Relay for Life exceeds goals


Last weekend the Relay for Life Planning Committee, in cooperation with The American
Cancer Society (ACS), hosted NMU’s fourth annual Relay for Life where they met their goal to raise money and awareness for cancer research.

The ACS gave NMU’s Relay for Life a goal of $16,000 in an attempt to challenge them after coming $3,000 short last year. The group managed to go above and beyond even before the race began. In the end they raised $22,177.28.

The relay consisted of 25 teams with at least one member on the track at all times, walking for 24 continuous hours said Sarah Herrle, a junior psychology major and co-team development chair.

According to the ACS Web site, 559,650 Americans died from cancer last year. The participants of the relay walked in their memory, and also to support cancer survivors and those still battling cancer.

Like many other members of the Relay for Life Planning Committee, Herrle has had a deep personal connection with cancer and its effects, having lost loved ones to the disease.

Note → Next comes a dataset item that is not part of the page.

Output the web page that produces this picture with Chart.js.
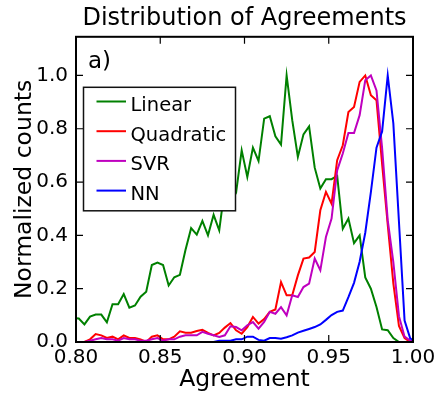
<!DOCTYPE html>
<html>
<head>
<meta charset="utf-8">
<title>Distribution of Agreements</title>
<script src="https://cdn.jsdelivr.net/npm/chart.js@4.4.1/dist/chart.umd.min.js"></script>
<style>
  html, body { margin: 0; padding: 0; background: #fff; }
  #wrap { width: 436px; height: 394px; }
</style>
</head>
<body>
<div id="wrap"><canvas id="agreementChart" width="436" height="394"></canvas></div>
<script>
// histogram bin centres (bin width 1/300), one extra bin on each side of the axis range
const agreement = [
  0.79833, 0.80167, 0.80500, 0.80833, 0.81167, 0.81500, 0.81833, 0.82167, 0.82500, 0.82833,
  0.83167, 0.83500, 0.83833, 0.84167, 0.84500, 0.84833, 0.85167, 0.85500, 0.85833, 0.86167,
  0.86500, 0.86833, 0.87167, 0.87500, 0.87833, 0.88167, 0.88500, 0.88833, 0.89167, 0.89500,
  0.89833, 0.90167, 0.90500, 0.90833, 0.91167, 0.91500, 0.91833, 0.92167, 0.92500, 0.92833,
  0.93167, 0.93500, 0.93833, 0.94167, 0.94500, 0.94833, 0.95167, 0.95500, 0.95833, 0.96167,
  0.96500, 0.96833, 0.97167, 0.97500, 0.97833, 0.98167, 0.98500, 0.98833, 0.99167, 0.99500,
  0.99833, 1.00167
]

// normalized counts per model
const linear = [
  0.090, 0.088, 0.066, 0.095, 0.103, 0.103, 0.074, 0.142, 0.142, 0.180,
  0.129, 0.137, 0.170, 0.189, 0.289, 0.298, 0.289, 0.212, 0.243, 0.252,
  0.346, 0.427, 0.403, 0.454, 0.400, 0.477, 0.419, 0.580, 0.520, 0.560,
  0.719, 0.619, 0.729, 0.679, 0.838, 0.847, 0.772, 0.741, 1.000, 0.832,
  0.694, 0.779, 0.809, 0.654, 0.576, 0.611, 0.611, 0.623, 0.425, 0.463,
  0.371, 0.400, 0.242, 0.200, 0.131, 0.047, 0.044, 0.015, 0.000, 0.000,
  0.000, 0.000
]
const quadratic = [
  0.000, 0.000, 0.000, 0.010, 0.030, 0.025, 0.015, 0.020, 0.010, 0.025,
  0.015, 0.015, 0.010, 0.000, 0.020, 0.025, 0.010, 0.010, 0.020, 0.040,
  0.035, 0.035, 0.041, 0.046, 0.034, 0.025, 0.034, 0.054, 0.071, 0.044,
  0.031, 0.056, 0.094, 0.069, 0.086, 0.113, 0.122, 0.225, 0.175, 0.175,
  0.250, 0.313, 0.317, 0.338, 0.494, 0.563, 0.519, 0.682, 0.738, 0.863,
  0.882, 0.976, 1.000, 0.926, 0.907, 0.667, 0.440, 0.220, 0.060, 0.015,
  0.000, 0.000
]
const svr = [
  0.000, 0.000, 0.000, 0.005, 0.010, 0.015, 0.010, 0.010, 0.005, 0.015,
  0.010, 0.010, 0.005, 0.005, 0.010, 0.015, 0.005, 0.010, 0.010, 0.020,
  0.025, 0.025, 0.025, 0.038, 0.031, 0.025, 0.019, 0.025, 0.059, 0.056,
  0.044, 0.063, 0.075, 0.050, 0.075, 0.113, 0.106, 0.131, 0.100, 0.175,
  0.169, 0.206, 0.219, 0.313, 0.269, 0.394, 0.463, 0.644, 0.707, 0.784,
  0.784, 0.851, 0.982, 1.000, 0.944, 0.727, 0.457, 0.300, 0.097, 0.020,
  0.005, 0.000
]
const nn = [
  0.000, 0.000, 0.000, 0.000, 0.000, 0.000, 0.000, 0.000, 0.000, 0.000,
  0.000, 0.000, 0.000, 0.000, 0.000, 0.000, 0.000, 0.000, 0.000, 0.000,
  0.000, 0.000, 0.000, 0.000, 0.000, 0.000, 0.005, 0.005, 0.005, 0.010,
  0.010, 0.020, 0.020, 0.008, 0.005, 0.015, 0.015, 0.012, 0.018, 0.025,
  0.035, 0.042, 0.049, 0.056, 0.066, 0.083, 0.101, 0.113, 0.118, 0.168,
  0.222, 0.301, 0.410, 0.562, 0.729, 0.790, 1.000, 0.820, 0.450, 0.080,
  0.014, 0.000
]

const seriesNames = ["Linear", "Quadratic", "SVR", "NN"]
const seriesColors = ["#008000", "#ff0000", "#bf00bf", "#0000ff"]
const xTickValues = [0.80, 0.85, 0.90, 0.95, 1.00]
const yTickValues = [0.0, 0.2, 0.4, 0.6, 0.8, 1.0]

const FONT = "'DejaVu Sans', sans-serif"
Chart.defaults.font.family = FONT
Chart.defaults.color = "#000"

// frame, inward ticks on all four sides, the legend box and the panel tag
const framePlugin = {
  id: "frameAndLegend",
  afterDatasetsDraw(chart) {
    const { ctx, chartArea: a, scales } = chart
    const tickLen = 7
    ctx.save()
    ctx.strokeStyle = "#000"
    ctx.lineWidth = 1.2
    ctx.beginPath()
    scales.x.ticks.forEach((t) => {
      const px = scales.x.getPixelForValue(t.value)
      ctx.moveTo(px, a.bottom); ctx.lineTo(px, a.bottom - tickLen)
      ctx.moveTo(px, a.top); ctx.lineTo(px, a.top + tickLen)
    })
    scales.y.ticks.forEach((t) => {
      const py = scales.y.getPixelForValue(t.value)
      ctx.moveTo(a.left, py); ctx.lineTo(a.left + tickLen, py)
      ctx.moveTo(a.right, py); ctx.lineTo(a.right - tickLen, py)
    })
    ctx.stroke()

    ctx.lineWidth = 2
    ctx.strokeRect(a.left, a.top, a.width, a.height)

    // panel tag
    ctx.fillStyle = "#000"
    ctx.font = "23px " + FONT
    ctx.textBaseline = "alphabetic"
    ctx.textAlign = "left"
    ctx.fillText("a)", a.left + 12, a.top + 31)

    // legend
    const box = { x: a.left + 7.5, y: a.top + 50.5, w: 152, h: 123.5 }
    ctx.fillStyle = "#fff"
    ctx.fillRect(box.x, box.y, box.w, box.h)
    ctx.lineWidth = 1.5
    ctx.strokeStyle = "#111"
    ctx.strokeRect(box.x, box.y, box.w, box.h)
    ctx.font = "19.5px " + FONT
    chart.data.datasets.forEach((ds, i) => {
      const base = box.y + 23.5 + i * 29.7
      ctx.strokeStyle = ds.borderColor
      ctx.lineWidth = 2
      ctx.beginPath()
      ctx.moveTo(box.x + 13, base - 9.3)
      ctx.lineTo(box.x + 42.5, base - 9.3)
      ctx.stroke()
      ctx.fillStyle = "#000"
      ctx.fillText(ds.label, box.x + 47, base)
    })
    ctx.restore()
  }
}

const seriesData = [linear, quadratic, svr, nn]

new Chart(document.getElementById("agreementChart"), {
  type: "line",
  data: {
    datasets: seriesNames.map((name, i) => ({
      label: name,
      data: seriesData[i].map((y, k) => ({ x: agreement[k], y })),
      borderColor: seriesColors[i],
      borderWidth: 2,
      pointRadius: 0,
      tension: 0,
      fill: false,
      order: seriesNames.length - i
    }))
  },
  options: {
    responsive: false,
    animation: false,
    layout: { padding: { top: 0, right: 23, bottom: 0, left: 0 } },
    plugins: {
      legend: { display: false },
      tooltip: { enabled: false },
      title: {
        display: true,
        text: "Distribution of Agreements",
        fullSize: false,
        font: { size: 24, weight: "normal" },
        color: "#000",
        padding: { top: 4, bottom: 4 }
      }
    },
    scales: {
      x: {
        type: "linear",
        min: 0.8,
        max: 1.0,
        afterBuildTicks: (scale) => { scale.ticks = xTickValues.map((v) => ({ value: v })) },
        afterFit: (scale) => {
          scale.height = 52
          scale.paddingLeft = 0
          scale.paddingRight = 0
        },
        grid: { display: false, drawTicks: false },
        border: { display: false },
        ticks: {
          font: { size: 20 },
          padding: 4,
          maxRotation: 0,
          callback: (v) => Number(v).toFixed(2)
        },
        title: {
          display: true,
          text: "Agreement",
          font: { size: 23.5 },
          padding: { top: 0, bottom: 0 }
        }
      },
      y: {
        min: 0,
        max: 1.145,
        afterBuildTicks: (scale) => { scale.ticks = yTickValues.map((v) => ({ value: v })) },
        afterFit: (scale) => {
          scale.width = 76
          scale.paddingTop = 0
          scale.paddingBottom = 0
        },
        grid: { display: false, drawTicks: false },
        border: { display: false },
        ticks: {
          font: { size: 20 },
          padding: 8,
          callback: (v) => Number(v).toFixed(1)
        },
        title: {
          display: true,
          text: "Normalized counts",
          font: { size: 23.5 },
          padding: { top: 11, bottom: 0 }
        }
      }
    }
  },
  plugins: [framePlugin]
})
</script>
</body>
</html>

“Relay for Life is such an important event for me, because cancer has left such gaping
holes in my life, and I put my heart and soul into this event, every year, and that’s my healing,” said Herrle.

Committee member, Brandon Erkkila, a senior health education major and a survivor of testicular cancer, said he was been moved by the relay.

“It really helps me to see all of the kids who I go to college with supporting my fight against cancer, and to see so many people who aren’t affected by cancer who are here learning about it and trying to raise money for a cure,” said Erkkila. “It’s a beautiful thing to see.”

NMU student and cancer survivor Jessica Butina also spoke during the relay.

“I come here, and there are a lot of people who we save and a lot people that we help. But I don’t think anyone should die, I don’t think anyone should be told, ‘I’m sorry, you have cancer.’ I hate that we have to lose to this disease. It should be beaten,” Butina said.

President Les Wong, who was also present at the relay, addressed the crowd about how
proud he was of those who had gathered to walk and find a cure for cancer.

“There is so much criticism of young people, that they are selfish and self-centered, and that’s kind of hard to believe tonight,” said Wong. “This makes me so proud to be a part of NMU.”